Wal-Mart has reversed 100 years of history where manufacturers were calling the shots relative to retailers. Now it is Wal-Mart calling many, many of the shots, and manufacturing companies are scared. Is Wal-Martization a good thing? Is it all good? Is it sustainable?
My answers are that in some ways Wal-Mart has been good – in particular in fine-tuning just-in-time manufacturing and inventory control. In some ways it has been bad, since Wal-Mart wields undue Monopsonistic (single-buyer of an industry's products) power and, in conjunction with unbalanced currency regimes in the world drive jobs to wherever hot money flow quickest. Most recently this is China, and claims that it will all balance out in the end are far from being realized, indeed may never be realized as the system may be staging for a very hard landing. Below find snips from a recent PBS Frontline special titled "Is Wal-Mart Good for America?"
I'm biased (who isn't?). But I agree with the conclusion drawn by Larry Mishel, Pres., Economic Policy Institute:
Well, if people were only consumers buying things, lower prices would be just good. But people also are workers who need to earn a decent standard of living. And the dynamics that create lower prices at Wal-Mart and other places are also undercutting the ability of many, many workers to earn decent wages and benefits and have a stable life.And I disagree strongly with Brink Lindsey, Economist, Cato Institute, who says:
I think it's impossible to say that we've lost a million jobs to China. Trade policy, or trade flows, one way or another, don't have an effect on overall employment numbers. They affect the kinds of jobs we have. And so some number of jobs have definitely been eliminated because of Chinese competition. Another– elsewhere in the economy, other jobs have been created because of Chinese competition. Because American consumers have saved at Wal-Mart buying Chinese goods, they've got more money in their pocket to buy something else, which creates business opportunities for those other business, which means they hire workers they would not have hired otherwise. The net effect, most economists think, is a wash.My response: Hogwash! It is not at all clear where all the jobs are to come from. It takes a leap of faith to agree with Lindsey. And yes, I've heard all the various arguments that say, based on recent history, that jobs always follow the creative destruction of older capitalistic structures. I simply remain doubtful this time around. I think we've set ourselves up for a Humpty-Dumpty type fall that will hit our middle and lower classes hard here in the USA and may usher-in a world wide depression.

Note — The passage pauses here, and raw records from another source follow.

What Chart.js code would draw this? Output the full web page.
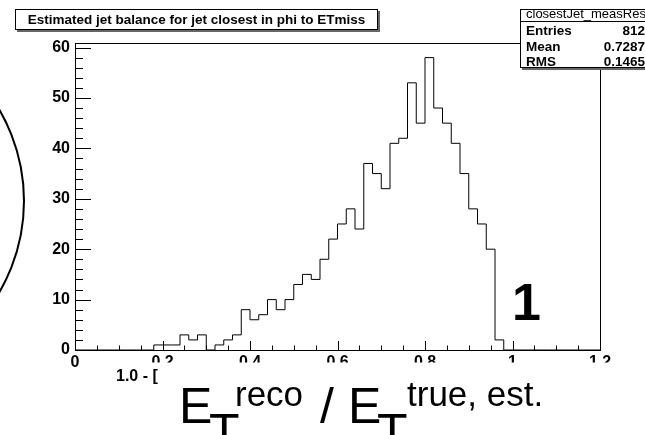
<!DOCTYPE html>
<html>
<head>
<meta charset="utf-8">
<script src="https://cdn.jsdelivr.net/npm/chart.js@4/dist/chart.umd.min.js"></script>
<style>
  html, body { margin: 0; padding: 0; background: #fff; overflow: hidden; }
  #wrap { position: relative; width: 645px; height: 435px; }
  canvas { display: block; }
</style>
</head>
<body>
<div id="wrap"><canvas id="c" width="645" height="435"></canvas></div>
<script>
// Histogram: 60 bins of width 0.02 between 0 and 1.2
const histTitle = 'Estimated jet balance for jet closest in phi to ETmiss';
const histName = 'closestJet_measRes';
const statLabels = ['Entries', 'Mean', 'RMS'];
const statValues = ['812', '0.7287', '0.1465'];
const binLow = 0;
const binHigh = 1.2;
const binCounts = [
  0, 0, 0, 0, 0, 0, 0, 0, 0, 1,
  1, 1, 3, 2, 3, 0, 1, 2, 3, 8,
  6, 7, 10, 8, 10, 13, 15, 14, 18, 22,
  25, 28, 24, 37, 35, 32, 41, 42, 53, 45,
  58, 48, 45, 41, 35, 28, 25, 20, 2, 0,
  0, 0, 0, 0, 0, 0, 0, 0, 0, 0
];
const xTickValues = [0, 0.2, 0.4, 0.6, 0.8, 1, 1.2];
const xTickLabels = ['0', '0.2', '0.4', '0.6', '0.8', '1', '1.2'];
const yTickValues = [0, 10, 20, 30, 40, 50, 60];
const yTickLabels = ['0', '10', '20', '30', '40', '50', '60'];
const yMax = 60.9;
const xAxisTitle = '1.0 - [';
const bigLabel = '1';

const FONT = "'Liberation Sans', Arial, Helvetica, sans-serif";

// bin lower edges + closing edge, for a stepped outline
const binWidth = (binHigh - binLow) / binCounts.length;
const outline = binCounts.map((c, i) => ({ x: binLow + i * binWidth, y: c }));
outline.push({ x: binHigh, y: binCounts[binCounts.length - 1] });

function inkText(ctx, text, left, baseline) {
  const m = ctx.measureText(text);
  ctx.fillText(text, left + m.actualBoundingBoxLeft, baseline);
}

const decorations = {
  id: 'decorations',
  afterDraw(chart) {
    const ctx = chart.ctx;
    const a = chart.chartArea;
    const xs = chart.scales.x;
    const ys = chart.scales.y;
    ctx.save();
    ctx.strokeStyle = '#000';
    ctx.fillStyle = '#000';
    ctx.lineWidth = 1;

    // frame
    ctx.strokeRect(a.left + 0.5, a.top + 0.5, a.right - a.left, a.bottom - a.top);

    // inward ticks on the y axis
    ctx.beginPath();
    for (let k = 0; k * 2 <= 60; k++) {
      const v = k * 2;
      const y = Math.round(ys.getPixelForValue(v)) + 0.5;
      const len = (v % 10 === 0) ? 16 : 8;
      ctx.moveTo(a.left, y);
      ctx.lineTo(a.left + len, y);
    }
    // inward ticks on the x axis
    for (let k = 0; k <= 24; k++) {
      const v = k * 0.05;
      const x = Math.round(xs.getPixelForValue(v)) + 0.5;
      const len = (k % 4 === 0) ? 9 : 4.5;
      ctx.moveTo(x, a.bottom);
      ctx.lineTo(x, a.bottom - len);
    }
    ctx.stroke();

    // lower band covered by the large axis label
    ctx.fillStyle = '#fff';
    ctx.fillRect(100, 362.5, 545, 73);
    ctx.fillStyle = '#000';

    // clipped x-axis title
    ctx.save();
    ctx.beginPath();
    ctx.rect(100, 362, 61, 30);
    ctx.clip();
    ctx.font = 'bold 16px ' + FONT;
    inkText(ctx, xAxisTitle, 117, 381);
    ctx.restore();

    // large label E_T^reco / E_T^true, est.
    ctx.font = '50px ' + FONT;
    inkText(ctx, 'E', 183, 423);
    inkText(ctx, 'T', 210, 449);
    inkText(ctx, '/', 320, 423);
    inkText(ctx, 'E', 352, 423);
    inkText(ctx, 'T', 378, 449);
    ctx.font = '35px ' + FONT;
    inkText(ctx, 'reco', 237, 405.5);
    inkText(ctx, 'true, est.', 407, 406);

    // big "1"
    ctx.font = 'bold 52px ' + FONT;
    inkText(ctx, bigLabel, 515, 319.5);

    // arc on the left
    ctx.beginPath();
    ctx.lineWidth = 2;
    ctx.arc(-157, 201, 181, -Math.PI / 2, Math.PI / 2);
    ctx.stroke();
    ctx.lineWidth = 1;

    // title box
    ctx.fillStyle = '#666';
    ctx.fillRect(17, 11, 363, 21);
    ctx.fillStyle = '#fff';
    ctx.fillRect(15, 9, 363, 21);
    ctx.strokeStyle = '#000';
    ctx.strokeRect(15.5, 9.5, 362, 20);
    ctx.fillStyle = '#000';
    ctx.font = 'bold 13.5px ' + FONT;
    ctx.textAlign = 'center';
    ctx.fillText(histTitle, 196.5, 24);
    ctx.textAlign = 'left';

    // statistics box
    ctx.fillStyle = '#666';
    ctx.fillRect(522, 11, 130, 59);
    ctx.fillStyle = '#fff';
    ctx.fillRect(520, 9, 130, 59);
    ctx.strokeRect(520.5, 9.5, 130, 58);
    ctx.beginPath();
    ctx.moveTo(520, 21.5);
    ctx.lineTo(650, 21.5);
    ctx.stroke();
    ctx.fillStyle = '#000';
    ctx.font = '13px ' + FONT;
    inkText(ctx, histName, 526, 17.5);
    ctx.font = 'bold 13.5px ' + FONT;
    const rowBase = [35, 50.5, 66];
    statLabels.forEach((lab, i) => {
      inkText(ctx, lab, 526, rowBase[i]);
      ctx.textAlign = 'right';
      ctx.fillText(statValues[i], 645, rowBase[i]);
      ctx.textAlign = 'left';
    });

    ctx.restore();
  }
};

new Chart(document.getElementById('c'), {
  type: 'line',
  data: {
    datasets: [{
      data: outline,
      stepped: true,
      borderColor: '#000',
      borderWidth: 1,
      pointRadius: 0,
      fill: false,
      tension: 0
    }]
  },
  options: {
    responsive: false,
    animation: false,
    devicePixelRatio: 1,
    events: [],
    layout: { padding: { left: 0, right: 45, top: 43, bottom: 0 } },
    plugins: {
      legend: { display: false },
      title: { display: false },
      tooltip: { enabled: false }
    },
    scales: {
      x: {
        type: 'linear',
        min: binLow,
        max: binHigh,
        grid: { display: false, drawTicks: false },
        border: { display: false },
        afterBuildTicks: s => { s.ticks = xTickValues.map(v => ({ value: v })); },
        afterFit: s => { s.height = 85; },
        ticks: {
          callback: (v, i) => xTickLabels[i],
          font: { family: FONT, weight: 'bold', size: 16 },
          color: '#000',
          padding: 3,
          maxRotation: 0,
          autoSkip: false
        }
      },
      y: {
        type: 'linear',
        min: 0,
        max: yMax,
        grid: { display: false, drawTicks: false },
        border: { display: false },
        afterBuildTicks: s => { s.ticks = yTickValues.map(v => ({ value: v })); },
        afterFit: s => { s.width = 75; },
        ticks: {
          callback: (v, i) => yTickLabels[i],
          font: { family: FONT, weight: 'bold', size: 16 },
          color: '#000',
          padding: 5,
          autoSkip: false
        }
      }
    }
  },
  plugins: [decorations]
});
</script>
</body>
</html>
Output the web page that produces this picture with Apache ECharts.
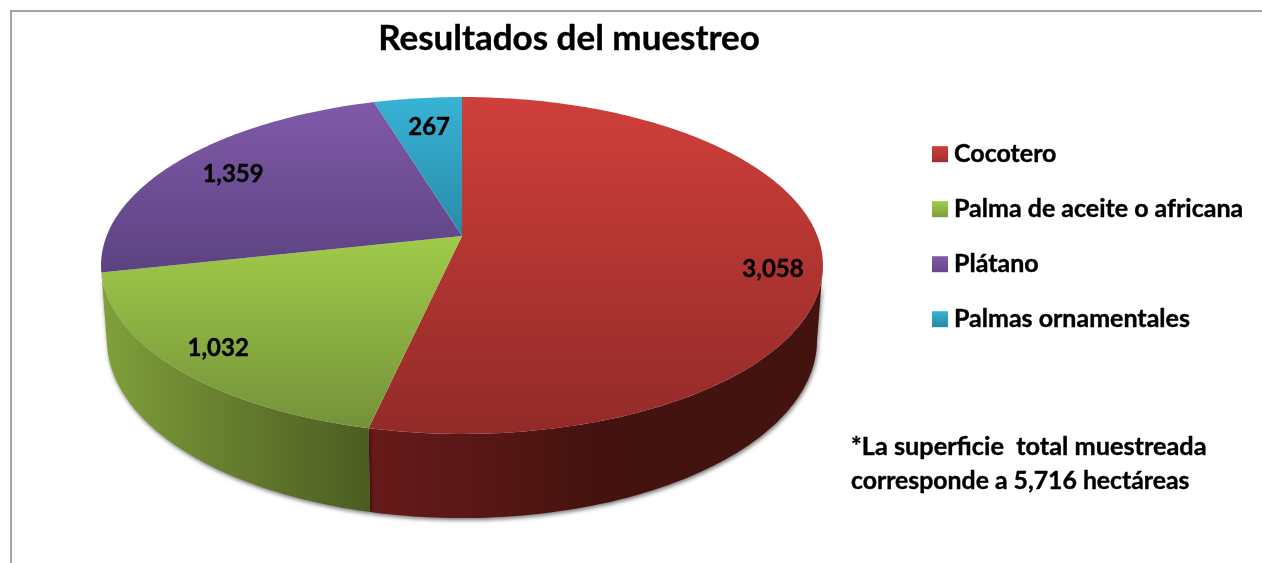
<!DOCTYPE html>
<html>
<head>
<meta charset="utf-8">
<style>html,body{margin:0;padding:0;background:#fff}#c{width:1262px;height:563px}</style>
<script src="https://cdn.jsdelivr.net/npm/echarts@6/dist/echarts.min.js"></script>
</head>
<body>
<div id="c"></div>
<script>
const titleText = 'Resultados del muestreo';
const categories = ['Cocotero', 'Palma de aceite o africana', 'Plátano', 'Palmas ornamentales'];
const values = [3058, 1032, 1359, 267];
const valueLabels = ['3,058', '1,032', '1,359', '267'];
const noteLines = ['*La superficie  total muestreada', 'corresponde a 5,716 hectáreas'];

const topColors = [['#cf3f3b', '#922a28'], ['#a0cb4a', '#749239'], ['#7f5aa9', '#5c4280'], ['#37b3d6', '#2a8aa7']];
const legendColors = [['#cf3f3b', '#a02e2c'], ['#a0cb4a', '#7f9e3c'], ['#7f5aa9', '#654888'], ['#37b3d6', '#2887a3']];
const wallStops = [
  [[0, '#671b1a'], [0.3, '#541614'], [0.5, '#44130f'], [1, '#42130f']],
  [[0, '#80a03a'], [0.5, '#657c2e'], [1, '#4b5c21']],
  null, null
];
const labelRadius = [0.867, 0.865, 0.805, 0.771];
const labelTurn = [6.3, 0, 0.5, 0.6];

const FONT = 'Lato';
const total = values.reduce((a, b) => a + b, 0);
const starts = values.map((_, i) => values.slice(0, i).reduce((a, b) => a + b, 0));

// Tilted-disc perspective: top face and base of the pie
const K = 0.175;
const faces = {
  top: { cx: 462, cy: 236, a: 355.4, b: 163.3 },
  base: { cx: 462, cy: 309, a: 349.5, b: 172.5 }
};
const wallFrom = 100.1, wallTo = 259.9;

function project(deg, r, face) {
  const t = deg * Math.PI / 180;
  const X = Math.sin(t) * r, Y = Math.cos(t) * r;
  const d = 1 + K * Y;
  return [face.cx + face.a * X / d, face.cy - face.b * Y / d];
}
function arc(from, to, face) {
  const n = Math.max(2, Math.ceil(Math.abs(to - from)));
  const pts = [];
  for (let i = 0; i <= n; i++) pts.push(project(from + (to - from) * i / n, 1, face));
  return pts;
}
const grad = (x2, y2, stops) => new echarts.graphic.LinearGradient(0, 0, x2, y2,
  stops.map(s => ({ offset: s[0], color: s[1] })));

function sliceRenderer(idx) {
  return function (params, api) {
    const a0 = api.value(0) / total * 360;
    const a1 = (api.value(0) + api.value(1)) / total * 360;
    const children = [];
    const wa = Math.max(a0, wallFrom), wb = Math.min(a1, wallTo);
    if (wallStops[idx] && wb > wa) {
      const end = a1 < wallTo ? a1 : wb;
      children.push({
        type: 'polygon', z2: 1,
        shape: { points: arc(wa, end, faces.top).concat(arc(end, wa, faces.base)) },
        style: { fill: grad(1, 0, wallStops[idx]), shadowColor: 'rgba(0,0,0,0.55)', shadowBlur: 4, shadowOffsetX: 1, shadowOffsetY: 2 }
      });
    }
    children.push({
      type: 'polygon', z2: 5,
      shape: { points: [project(0, 0, faces.top)].concat(arc(a0, a1, faces.top)) },
      style: { fill: grad(0, 1, [[0, topColors[idx][0]], [1, topColors[idx][1]]]) }
    });
    const p = project((a0 + a1) / 2 + labelTurn[idx], labelRadius[idx], faces.top);
    children.push({
      type: 'text', z2: 10, x: p[0], y: p[1] + 1,
      style: { text: valueLabels[idx], fill: '#000', font: 'bold 24px ' + FONT, align: 'center', verticalAlign: 'middle', stroke: '#000', lineWidth: 0.4 }
    });
    return { type: 'group', children };
  };
}

const chart = echarts.init(document.getElementById('c'), null, { renderer: 'canvas' });
chart.setOption({
  animation: false,
  backgroundColor: '#ffffff',
  title: {
    text: titleText, left: 564, top: 16, textAlign: 'center',
    textStyle: { fontFamily: FONT, fontWeight: 'bold', fontSize: 35, color: '#000', textBorderColor: '#000', textBorderWidth: 0.4 }
  },
  legend: {
    orient: 'vertical', left: 927, top: 136.5, selectedMode: false,
    icon: 'rect', itemWidth: 16, itemHeight: 16, itemGap: 29.6,
    data: categories,
    textStyle: { fontFamily: FONT, fontWeight: 'bold', fontSize: 25, lineHeight: 25, color: '#000', textBorderColor: '#000', textBorderWidth: 0.4, padding: [0, 0, 0, 1] }
  },
  graphic: [
    { type: 'polyline', silent: true, shape: { points: [[11, 563], [11, 11], [1262, 11]] },
      style: { stroke: '#a3a3a3', lineWidth: 2, fill: null } },
    { type: 'text', silent: true, x: 851, y: 447,
      style: { text: noteLines[0], fill: '#000', font: 'bold 25.3px ' + FONT, verticalAlign: 'middle', stroke: '#000', lineWidth: 0.4 } },
    { type: 'text', silent: true, x: 851, y: 481,
      style: { text: noteLines[1], fill: '#000', font: 'bold 24.8px ' + FONT, verticalAlign: 'middle', stroke: '#000', lineWidth: 0.4 } }
  ],
  series: categories.map((name, i) => ({
    type: 'custom', name, coordinateSystem: 'none', silent: true,
    itemStyle: { color: grad(0, 1, [[0, legendColors[i][0]], [1, legendColors[i][1]]]) },
    data: [[starts[i], values[i]]],
    renderItem: sliceRenderer(i)
  }))
});
</script>
</body>
</html>
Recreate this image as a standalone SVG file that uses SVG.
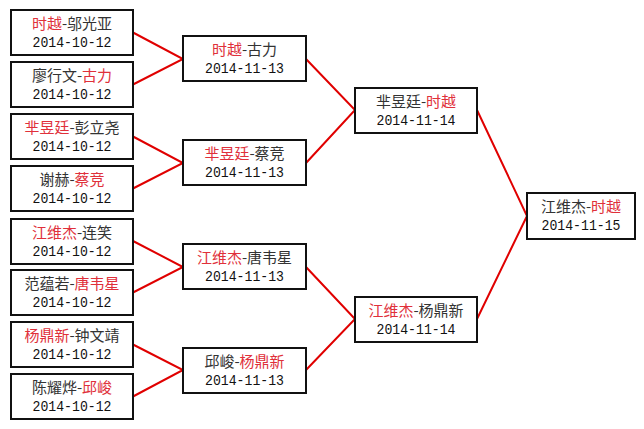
<svg xmlns="http://www.w3.org/2000/svg" width="644" height="429" viewBox="0 0 644 429">
<style>
.b{fill:#fff;stroke:#111;stroke-width:2}
.n{font-family:"Noto Sans CJK SC","Liberation Sans",sans-serif;font-size:15px;fill:#333;text-anchor:middle}
.r{fill:#e0303a}
.d{font-family:"Liberation Mono",monospace;font-size:14px;fill:#111;text-anchor:middle}
.c{stroke:#e00000;stroke-width:2;fill:none}
</style>
<rect width="644" height="429" fill="#fff"/>
<g id="connectors">
<polyline class="c" points="133,32.5 183,59 133,84.5"/>
<polyline class="c" points="133,136.5 183,163 133,188.5"/>
<polyline class="c" points="133,241 183,267 133,292.5"/>
<polyline class="c" points="133,344.5 183,370 133,396.5"/>
<polyline class="c" points="306,59 355,110 306,163"/>
<polyline class="c" points="306,267 355,319 306,370"/>
<polyline class="c" points="477,110 527,216 477,319"/>
</g>
<g id="n1"><rect class="b" x="11" y="10" width="122" height="45"/><text class="n" x="72" y="29"><tspan class="r">时越</tspan>-邬光亚</text><text class="d" x="72" y="47" textLength="79" lengthAdjust="spacingAndGlyphs">2014-10-12</text></g>
<g id="n2"><rect class="b" x="11" y="62" width="122" height="45"/><text class="n" x="72" y="81">廖行文-<tspan class="r">古力</tspan></text><text class="d" x="72" y="99" textLength="79" lengthAdjust="spacingAndGlyphs">2014-10-12</text></g>
<g id="n3"><rect class="b" x="11" y="114" width="122" height="45"/><text class="n" x="72" y="133"><tspan class="r">芈昱廷</tspan>-彭立尧</text><text class="d" x="72" y="151" textLength="79" lengthAdjust="spacingAndGlyphs">2014-10-12</text></g>
<g id="n4"><rect class="b" x="11" y="166" width="122" height="45"/><text class="n" x="72" y="185">谢赫-<tspan class="r">蔡竞</tspan></text><text class="d" x="72" y="203" textLength="79" lengthAdjust="spacingAndGlyphs">2014-10-12</text></g>
<g id="n5"><rect class="b" x="11" y="219" width="122" height="45"/><text class="n" x="72" y="238"><tspan class="r">江维杰</tspan>-连笑</text><text class="d" x="72" y="256" textLength="79" lengthAdjust="spacingAndGlyphs">2014-10-12</text></g>
<g id="n6"><rect class="b" x="11" y="270" width="122" height="45"/><text class="n" x="72" y="289">范蕴若-<tspan class="r">唐韦星</tspan></text><text class="d" x="72" y="307" textLength="79" lengthAdjust="spacingAndGlyphs">2014-10-12</text></g>
<g id="n7"><rect class="b" x="11" y="322" width="122" height="45"/><text class="n" x="72" y="341"><tspan class="r">杨鼎新</tspan>-钟文靖</text><text class="d" x="72" y="359" textLength="79" lengthAdjust="spacingAndGlyphs">2014-10-12</text></g>
<g id="n8"><rect class="b" x="11" y="374" width="122" height="45"/><text class="n" x="72" y="393">陈耀烨-<tspan class="r">邱峻</tspan></text><text class="d" x="72" y="411" textLength="79" lengthAdjust="spacingAndGlyphs">2014-10-12</text></g>
<g id="m1"><rect class="b" x="183" y="36" width="123" height="45"/><text class="n" x="244.5" y="55"><tspan class="r">时越</tspan>-古力</text><text class="d" x="244.5" y="73" textLength="79" lengthAdjust="spacingAndGlyphs">2014-11-13</text></g>
<g id="m2"><rect class="b" x="183" y="140" width="123" height="45"/><text class="n" x="244.5" y="159"><tspan class="r">芈昱廷</tspan>-蔡竞</text><text class="d" x="244.5" y="177" textLength="79" lengthAdjust="spacingAndGlyphs">2014-11-13</text></g>
<g id="m3"><rect class="b" x="183" y="244" width="123" height="45"/><text class="n" x="244.5" y="263"><tspan class="r">江维杰</tspan>-唐韦星</text><text class="d" x="244.5" y="281" textLength="79" lengthAdjust="spacingAndGlyphs">2014-11-13</text></g>
<g id="m4"><rect class="b" x="183" y="348" width="123" height="45"/><text class="n" x="244.5" y="367">邱峻-<tspan class="r">杨鼎新</tspan></text><text class="d" x="244.5" y="385" textLength="79" lengthAdjust="spacingAndGlyphs">2014-11-13</text></g>
<g id="s1"><rect class="b" x="355" y="88" width="122" height="45"/><text class="n" x="416" y="107">芈昱廷-<tspan class="r">时越</tspan></text><text class="d" x="416" y="125" textLength="79" lengthAdjust="spacingAndGlyphs">2014-11-14</text></g>
<g id="s2"><rect class="b" x="355" y="297" width="122" height="45"/><text class="n" x="416" y="316"><tspan class="r">江维杰</tspan>-杨鼎新</text><text class="d" x="416" y="334" textLength="79" lengthAdjust="spacingAndGlyphs">2014-11-14</text></g>
<g id="f"><rect class="b" x="527" y="193" width="108" height="46"/><text class="n" x="581" y="212">江维杰-<tspan class="r">时越</tspan></text><text class="d" x="581" y="230" textLength="79" lengthAdjust="spacingAndGlyphs">2014-11-15</text></g>
</svg>
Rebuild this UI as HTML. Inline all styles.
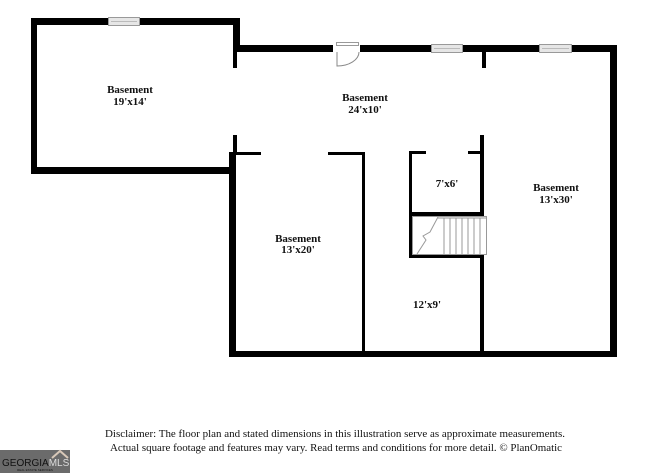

This is not to say that I think those who have been propping up our American Empire (mainly from what some call "less developed countries") have not suffered mightily and unfairly. It is simply to say that we needed to approach Globalization with some care in terms of policy formulation that simply didn't happen due to lack of foresight, political infighting, individual greed (personal and/or corporate), or whatever. Another great opportunity squandered! Or maybe I'll be proven wrong. Time will tell!